18. The method of claim 14, wherein the curing agent comprises a moisture source.
19. The method of claim 14, where the moisture source is water.
20. The method of claim 14, wherein the curing agent comprises at least one of an organometallic catalyst, an inorganic oxide, an inorganic peroxide, a metal oxide salt, an organic hydroperoxide, sulfur, and mixtures thereof.
21. The method of claim 14, wherein the organometallic catalyst is at least one of an organic complex of Sn, Ti, Pt, Zn, and Rh.
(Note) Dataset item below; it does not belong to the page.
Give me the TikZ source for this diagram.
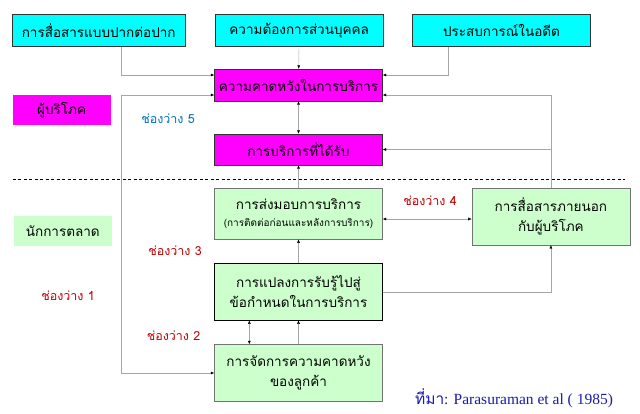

22. The method of claim 14, wherein the curing agent further comprises a crosslinking agent represented by at least one of R—Si—X3 or Si—X4, where R represents alkyl, aryl, or vinyl organic groups, and X represents a moisture hydrolysable group.
23. The method of claim 14, wherein the curing agent further comprises an additive.
24. The method of claim 14, wherein the curable elastomer composition and the curing agent are injected simultaneously.
25. The method of claim 14, wherein the curable elastomer composition and the curing agent are injected sequentially.
26. The method of claim 14, wherein the treatment is at least one selected from wellbore strengthening, LCM treatments, water shutoff treatments, and zonal isolation treatments.
27. The method of claim 14, wherein the non-aqueous gel is formed downhole.